New public funding ideas will continue to emerge (“Super TIF,” anyone?). Still, it seems clear most Milwaukeeans are not enthusiastic about helping rich owners fund a new arena.
Bucks on-court product has some hope
All of this hullaballoo comes at the end of a season in which the Bucks will finish with the worst record in the NBA, after an offseason which saw them add 11 new players and coach Larry Drew in hopes of making another exasperated run at the playoffs. The Bucks will have a top pick in this year’s NBA Draft, joining a young core of Larry Sanders, John Henson, Brandon Knight, Khris Middleton, Nate Wolters and 19-year-old Giannis Antetokounmpo. The future of the franchise and the arena may be cloudy, but the roster’s future is arguably bright.

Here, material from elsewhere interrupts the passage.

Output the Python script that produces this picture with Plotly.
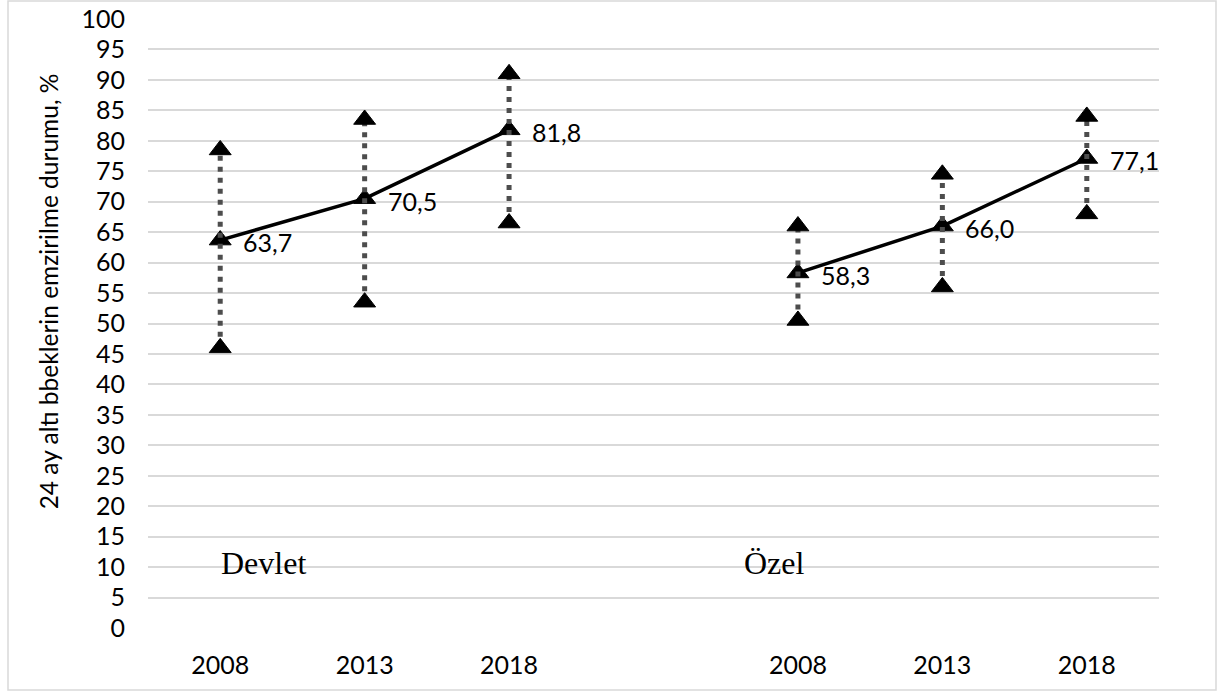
import plotly.graph_objects as go

years = ["2008", "2013", "2018"]
groups = ["Devlet", "Özel"]
devlet_mean = [63.7, 70.5, 81.8]
devlet_lower = [46.0, 53.5, 66.5]
devlet_upper = [78.5, 83.5, 91.0]
ozel_mean = [58.3, 66.0, 77.1]
ozel_lower = [50.5, 56.0, 68.0]
ozel_upper = [66.0, 74.5, 84.0]
y_ticks = list(range(0, 101, 5))
y_title = "24 ay altı bbeklerin emzirilme durumu, %"

FONT = "Lato"
fig = go.Figure()

series = [
    (devlet_mean, devlet_lower, devlet_upper),
    (ozel_mean, ozel_lower, ozel_upper),
]
tickvals, ticktext = [], []
for g, (m, lo, up) in enumerate(series):
    xs = [g * 4 + i for i in range(len(years))]
    tickvals += xs
    ticktext += years
    fig.add_trace(go.Scatter(
        x=xs, y=m, mode="lines+markers",
        line=dict(color="black", width=3.5),
        marker=dict(symbol="triangle-up", size=19, color="black",
                    line=dict(color="black", width=1)),
        cliponaxis=False, showlegend=False, hoverinfo="skip"))
    dx, dy = [], []
    for x, l, u in zip(xs, lo, up):
        dx += [x, x, None]
        dy += [l, u, None]
    fig.add_trace(go.Scatter(
        x=dx, y=dy, mode="lines",
        line=dict(color="#4d4d4d", width=5, dash="5px,6px"),
        showlegend=False, hoverinfo="skip"))
    fig.add_trace(go.Scatter(
        x=xs + xs, y=lo + up, mode="markers",
        marker=dict(symbol="triangle-up", size=19, color="black",
                    line=dict(color="black", width=1)),
        cliponaxis=False, showlegend=False, hoverinfo="skip"))
    for x, v in zip(xs, m):
        fig.add_annotation(x=x, y=v, text=f"{v:.1f}".replace(".", ","),
                           showarrow=False, xanchor="left", yanchor="middle",
                           xshift=21, yshift=-2,
                           font=dict(family=FONT, size=25, color="black"))

# group labels
fig.add_annotation(x=tickvals[0], y=10.7, text=groups[0], showarrow=False,
                   xanchor="left", yanchor="middle", xshift=-1,
                   font=dict(family="Liberation Serif", size=32, color="black"))
fig.add_annotation(x=tickvals[3], y=10.7, text=groups[1], showarrow=False,
                   xanchor="right", yanchor="middle", xshift=9,
                   font=dict(family="Liberation Serif", size=32, color="black"))

# y axis title
fig.add_annotation(xref="paper", yref="paper", x=-0.0988, y=0.553,
                   text=y_title, textangle=-90, showarrow=False,
                   xanchor="center", yanchor="middle",
                   font=dict(family=FONT, size=24.5, color="black"))

# outer border
W, H = 1220, 695
L, R, T, B = 148, 61, 19, 67
pw, ph = W - L - R, H - T - B
fig.add_shape(type="rect", xref="paper", yref="paper",
              x0=(8 - L) / pw, x1=(1216 - L) / pw,
              y0=(H - B - 690) / ph, y1=(H - B - 1) / ph,
              line=dict(color="#d9d9d9", width=1.5), fillcolor="rgba(0,0,0,0)",
              layer="below")

fig.update_layout(
    width=W, height=H,
    margin=dict(l=L, r=R, t=T, b=B),
    plot_bgcolor="white", paper_bgcolor="white",
    xaxis=dict(range=[-0.5, 6.5], tickvals=tickvals, ticktext=ticktext,
               showgrid=False, zeroline=False, showline=False, automargin=False,
               ticks="", tickfont=dict(family=FONT, size=25, color="black"),
               ticklabelstandoff=20),
    yaxis=dict(range=[0, 100], tickvals=y_ticks, automargin=False,
               showgrid=True, gridcolor="#d9d9d9", gridwidth=1.5,
               zeroline=False, showline=False, ticks="",
               tickfont=dict(family=FONT, size=25, color="black"),
               ticklabelstandoff=22),
)

fig.write_html("out.html", config={"displayModeBar": False},
               post_script="document.body.style.margin='0';")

Silver is pleased with Kohl’s efforts to keep the team in Milwaukee, where it has been since 1968. But Milwaukee will force the NBA’s hand if there is no plan in place for a new arena when the Bradley Center’s lease expires in 2017. Current signs point toward Kohl selling the team. But many thought current Charlotte Bobcats owner Michael Jordan was going to buy the franchise in 2003 before Kohl pulled out late in the negotiation.
It’s been a horrible season for the Bucks, one that mercifully ends tonight when they host playoff-bound Atlanta at the Bradley Center (8 ET, League Pass). After that, with the franchise on the selling block, an unsettled arena situation and a critical top four pick in the Draft, the Bucks will step uncertainly into what may be their most important offseason yet.